If you're concerned about the carbon and other emission gasses released by air travel you could take the high-speed train to ... oh, wait, third world US ... um, you could buy carbon offsets that are 99% fiction in China ... oh ok, look, just take the money they recommended for carbon offsets and buy literal solar panels and wind turbines through your local utility. That one actually works. And it reduces your electric bill, follows you around when you move (mobile solar panels!), and is a very good thing to do.

There. Now you can drink from your bloe-green algae water ball like the 2016 Olympics did!

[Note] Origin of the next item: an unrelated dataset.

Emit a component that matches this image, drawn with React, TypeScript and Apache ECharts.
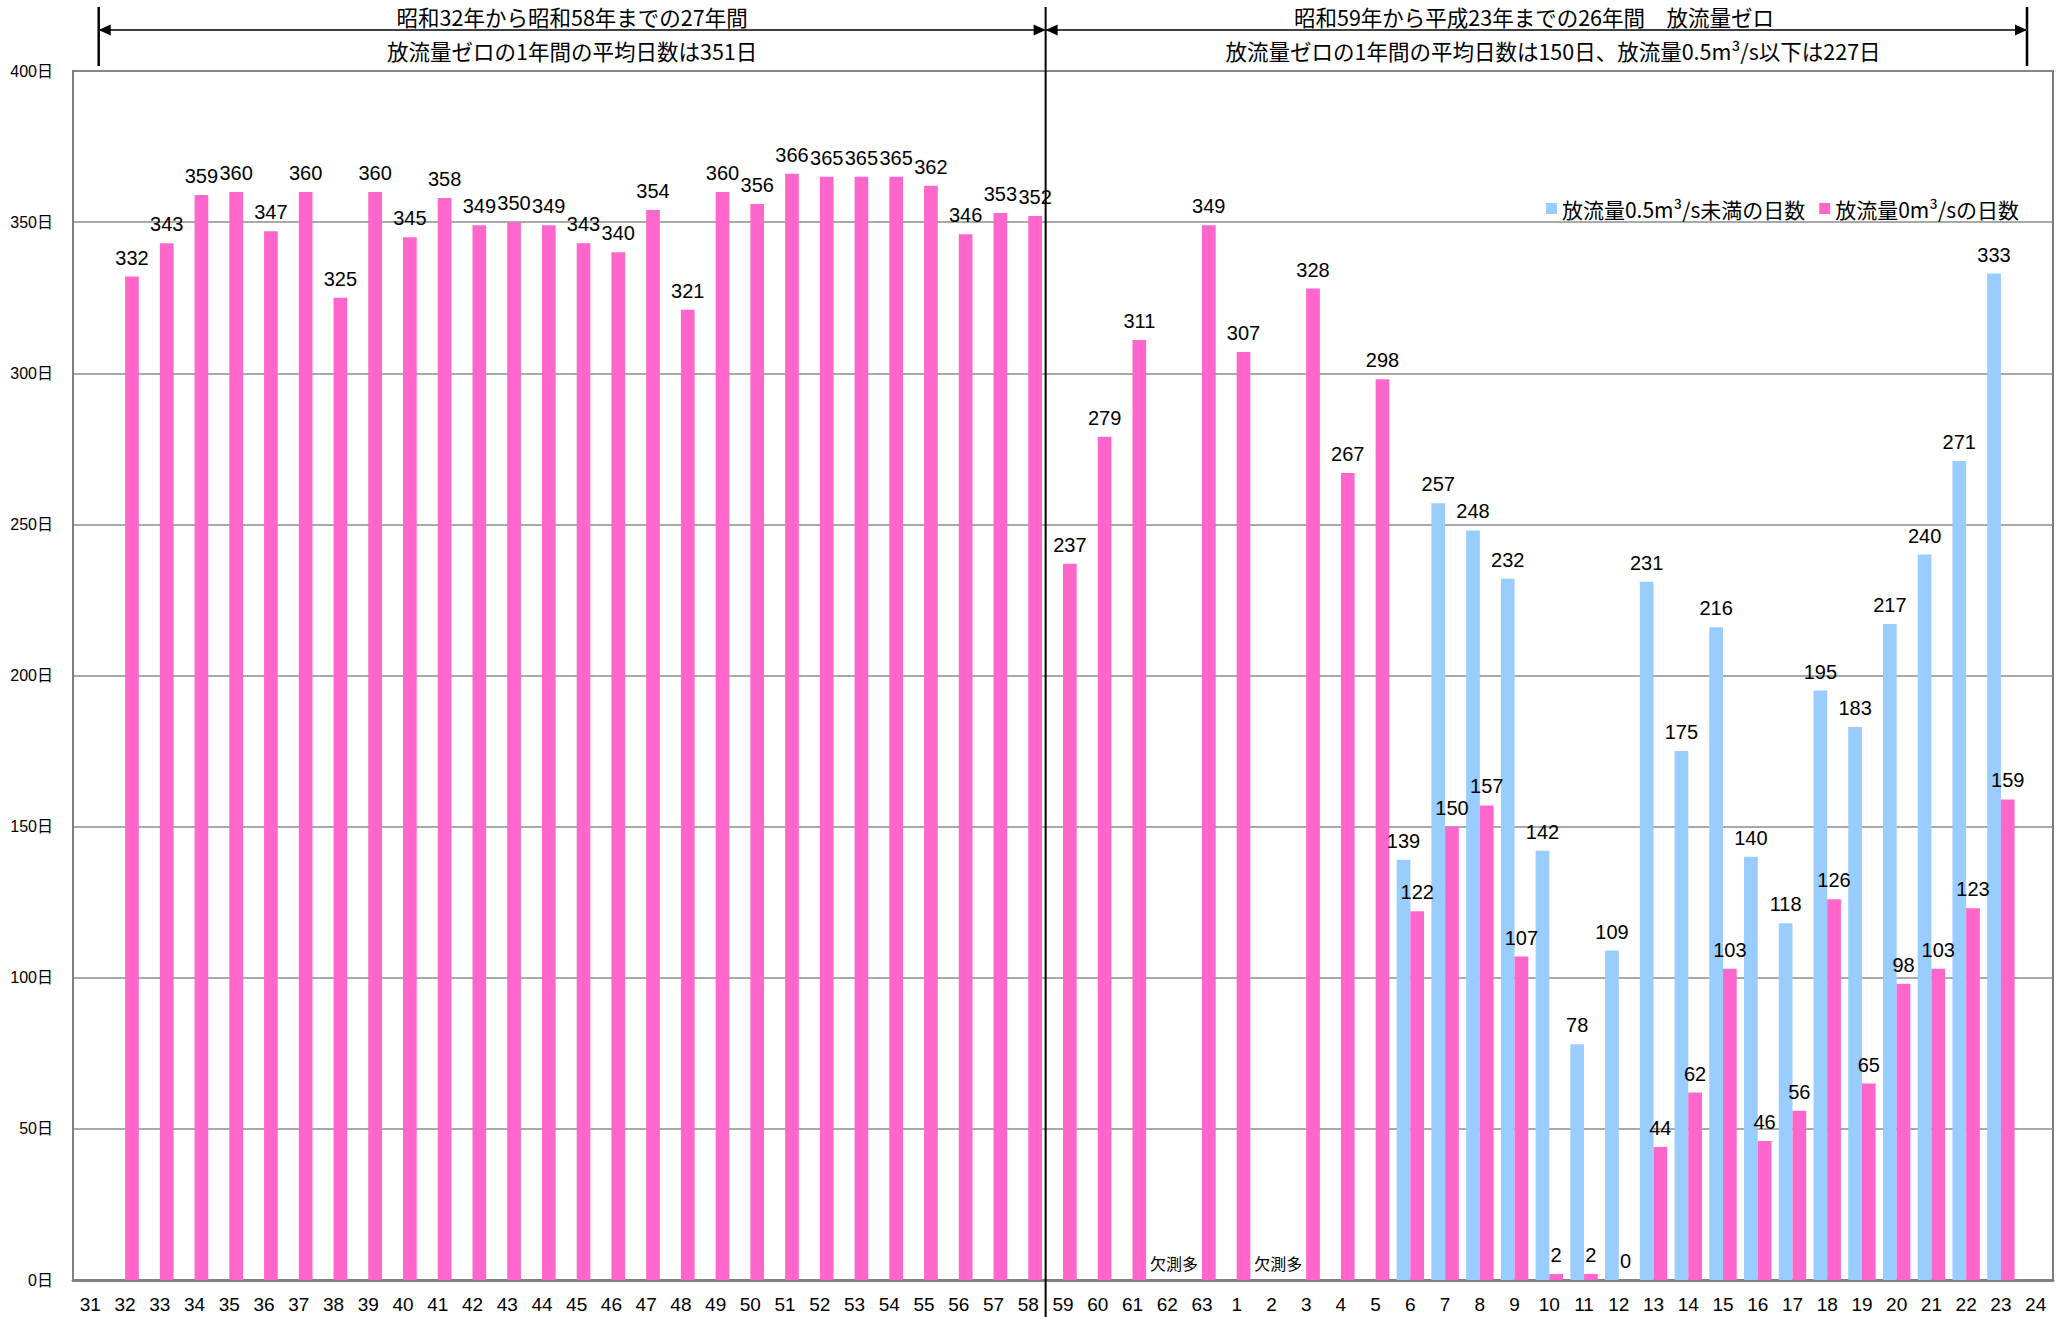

@21 -- You are full of shit. You refuse to look at the studies. You make up bullshit assumptions about them, jumping to your own stupid conclusions. When people call you on the studies, you are suddenly silent, and never respond. Then, on another thread, you are at it again.

Here are some examples: Or how about this from the CDC (

... data show fully vaccinated persons are less likely than unvaccinated persons to acquire SARS-CoV-2 ... In addition, as shown below, a growing body of evidence suggests that COVID-19 vaccines also reduce asymptomatic infection and transmission.

Got it? Unless you are a scientist, and want to refute the studies, you should probably just shut the fuck up. Your assumptions about the studies are juvenile, as are your conclusions.


Fake news
and fax2 disappear
like an Ill Wind almost


Although one could say that's it's educational in a way how blip, Ross, and others corrected the COVID-19 misstatements of the recently booted, it was getting tiresome.


Anyone gonna take on @38?
Hanging curveball right there...


No curve intended. The rehashing was aggravating.


Hey, someone finally exterminated the plague rat! Fantastic! Between the constant posts from that idiot and the "Dr Nelson Salim" spam, I was beginning to think there was no moderation in the comments anymore. Thank you, Stranger mods!

@30: "Brings to mind that joke about America spending $10 Mil on a pen that writes in zero gravity & the Russians just buying $0.04 pencils."

It's only a joke to those that have zero knowledge of history of the space race. Those 4c pencils the Russians used put microparticles of graphite into the air, which are bad for a) the breathing of astronauts/cosmonauts, and more importantly b) the sensitive instruments and wiring in the oxygen-rich environment, where they could lead to electrical fires in the single worst scenario for fires.